Super Bowl XXXIX – Advertisers as Lame as the Rest of the Broadcast
By admin|Sunday, February 6, 2005 | 10:42 am | 11 Comments
Yes, we will be watching the Super Bowl today at the TVgasm offices. Many chicken wings will be eaten, many St. Pauli Girls will be sipped. I may even bake a pie. While we are not going to liveblog the entire thing, if there happens to be a particular commercial that we find particularly funny, we will post some screenshots or video of it here.
UPDATE: It was quite the lackluster Super Bowl for commercials. Some of our thoughts and three videos after the jump.On the whole, originality was sorely lacking this year. Most companies were very wary of pushing the envelope, so it made for some safe and predictable additions to existing franchises.
-Godaddy.com tried to be provocative with their big-boobed girl with only one strap holding her together in front of a Senate panel, but the wardrobe malfunction aspect of the joke was really old. Didn’t anybody learn from all those ads in 2000 when .com companies advertised on the Super Bowl and then managed to go out of business within a year?

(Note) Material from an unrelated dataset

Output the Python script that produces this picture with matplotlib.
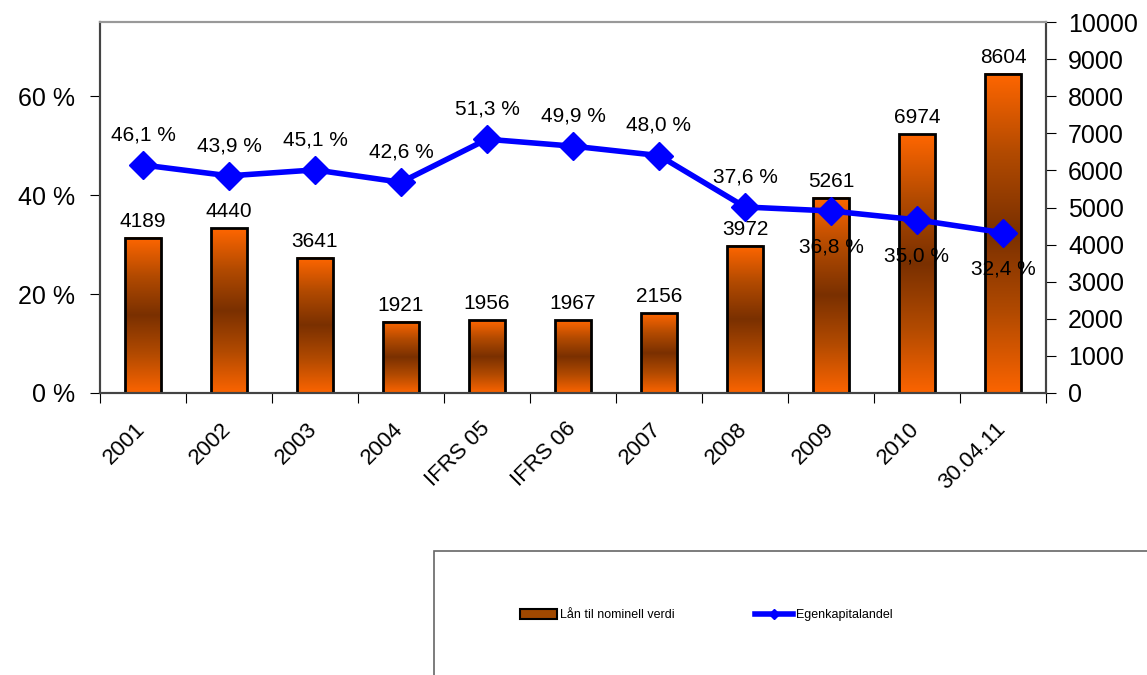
import matplotlib.pyplot as plt
import numpy as np
from matplotlib.colors import LinearSegmentedColormap
from matplotlib.patches import Rectangle, Patch
from matplotlib.lines import Line2D
from matplotlib.transforms import ScaledTranslation

plt.rcParams['font.family'] = ['Liberation Sans', 'DejaVu Sans']

# data
categories = ["2001", "2002", "2003", "2004", "IFRS 05", "IFRS 06", "2007",
              "2008", "2009", "2010", "30.04.11"]
loans = [4189, 4440, 3641, 1921, 1956, 1967, 2156, 3972, 5261, 6974, 8604]
equity_pct = [46.1, 43.9, 45.1, 42.6, 51.3, 49.9, 48.0, 37.6, 36.8, 35.0, 32.4]
# label below the point for these
below = [False, False, False, False, False, False, False, False, True, True, True]

fig = plt.figure(figsize=(11.47, 6.75), dpi=100)
ax = fig.add_axes([100/1147, 1 - 393/675, 946/1147, 371/675])
ax2 = ax.twinx()

x = np.arange(len(categories))
w = 0.41

# orange -> brown -> orange gradient inside each bar
cmap = LinearSegmentedColormap.from_list("bar", ["#FB6400", "#B24A00", "#7A3000", "#B24A00", "#FF6600"])
grad = np.linspace(0, 1, 256).reshape(-1, 1)
for xi, v in zip(x, loans):
    ax.imshow(grad, extent=(xi - w/2, xi + w/2, 0, v), origin="lower",
              aspect="auto", cmap=cmap, zorder=2)
bars = ax.bar(x, loans, width=w, facecolor="none", edgecolor="black", linewidth=2, zorder=3)
for xi, v in zip(x, loans):
    ax.annotate(str(v), (xi, v), xytext=(0, 5), textcoords="offset points",
                ha="center", va="bottom", fontsize=15)

ax.set_xlim(-0.5, len(categories) - 0.5)
ax.set_ylim(0, 10000)
ax.yaxis.tick_right()
ax.set_yticks(range(0, 10001, 1000))
ax.tick_params(axis="y", labelsize=18, direction="out", length=7, pad=9)

# x ticks on category boundaries, labels at centres
ax.set_xticks(np.arange(-0.5, len(categories), 1))
ax.set_xticklabels([])
ax.set_xticks(x, minor=True)
ax.set_xticklabels(categories, minor=True, rotation=45, ha="right", va="top",
                   rotation_mode="anchor", fontsize=16)
ax.tick_params(axis="x", which="major", direction="out", length=7)
ax.tick_params(axis="x", which="minor", length=0, pad=14)
for lbl in ax.get_xticklabels(minor=True):
    lbl.set_transform(lbl.get_transform() + ScaledTranslation(-0.08, -0.06, fig.dpi_scale_trans))

# equity line on left axis
ax2.plot(x, equity_pct, color="#0000FF", linewidth=4, marker="D", markersize=14, zorder=4)
for xi, p, b in zip(x, equity_pct, below):
    txt = f"{p:.1f} %".replace(".", ",")
    if b:
        ax2.annotate(txt, (xi, p), xytext=(0, -19), textcoords="offset points",
                     ha="center", va="top", fontsize=15)
    else:
        ax2.annotate(txt, (xi, p), xytext=(0, 15), textcoords="offset points",
                     ha="center", va="bottom", fontsize=15)
ax2.set_ylim(0, 75)
ax2.set_yticks([0, 20, 40, 60])
ax2.set_yticklabels(["0 %", "20 %", "40 %", "60 %"])
ax2.yaxis.tick_left()
ax2.tick_params(axis="y", labelsize=18, direction="out", length=7, pad=11)

for a in (ax, ax2):
    for s in ("left", "right", "bottom"):
        a.spines[s].set_color("#444444")
        a.spines[s].set_linewidth(1.5)
    a.spines["top"].set_color("#999999")
    a.spines["top"].set_linewidth(1.5)

# legend box (runs off the figure edge)
fig.patches.append(Rectangle((434/1147, -0.1), 0.7, 0.1 + (675 - 551)/675,
                             transform=fig.transFigure, facecolor="white",
                             edgecolor="#666666", linewidth=1.2))
handles = [Patch(facecolor="#A04800", edgecolor="black", linewidth=1.5),
           Line2D([], [], color="#0000FF", linewidth=4, marker="D", markersize=5)]
fig.legend(handles, ["Lån til nominell verdi", "Egenkapitalandel"], ncol=2,
           loc="center", bbox_to_anchor=(706/1147, 1 - 615/675), frameon=False,
           fontsize=9, handlelength=3.0, handleheight=0.8, handletextpad=0.25,
           columnspacing=6.4)

fig.savefig("out.png", dpi=100)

-Bud Light. There are usually some good ones from Bud Light. The best this year was the skydiving ad with the pilot jumping from the plane. Not so great was that cockatoo at the bar.
-Cedric the Entertainer had two uninteresting commercials. I literally forgot what the point of each was five minutes later. I would say put a fork in it, but I have to save that for some other themes.
-FedEx had a decent commercial. I can’t speak negatively about anything that had a talking bear kicking Burt Reynolds in the nuts.
-Can somebody take a shotgun to the stupid Budweiser donkey? It’s nice to trot out the clydesdales every now and then, but you are just killing the franchise with this type of shit.
-Brad Pitt tried to pull off his too hip/cool for everybody else in a Heineken commercial. I would say it sucked, but I am going to give them another chance when Steven Soderbergh directs and George Clooney cameos.
-So MC Hammer is not that great anymore. If he landed in my backyard, I wouldn’t throw him back. Admit it, you know you loved the parachute pants.
-What was the deal with that Mustang commercial? Stop trying to be Fargo, especially when you don’t have Frances McDormand.
Grand Prize Winner: P Diddy’s New Ride. While this commercial was funny for everybody, it really makes us people in Los Angeles laugh or asses off. Some of you might think that it would be improbable for anybody to want to drive a such a monstrosity, but you would be wrong. The sad thing is that this ad might inspire celebrities to actually buy a freezer truck to pick up their lunch at Urth Cafe or for spending the night out at Prey. The hipsters who can’t afford their own will be waiting for the ironic t-shirt at Urban Outfitters.
Click on the picture to play
1st Runner Up: Marinara Killed the Cat. We love commercials with a message, and this message is a lesson that we should all take to heart. If your girlfriend’s cat ruins the surprise dinner you had planned, make sure to kill the cat before your girlfriend gets home, or she might break up with you. I sort of made up that last part, but the commercial is still really funny. It also stars the same girl from the Southwest commercial featuring the girl who uses the bathroom at her boyfriend’s place, looks at a bottle of medicine, and then trashes the whole cabinet. I wonder if the guy killing her cat is that guy or a new man.
Click on the picture to play
Honorable Mention: Gladys Knight’s Rugby Adventure. So this wasn’t the greatest commercial, but we have to give props for any company that puts Gladys Knight on the rugby pitch.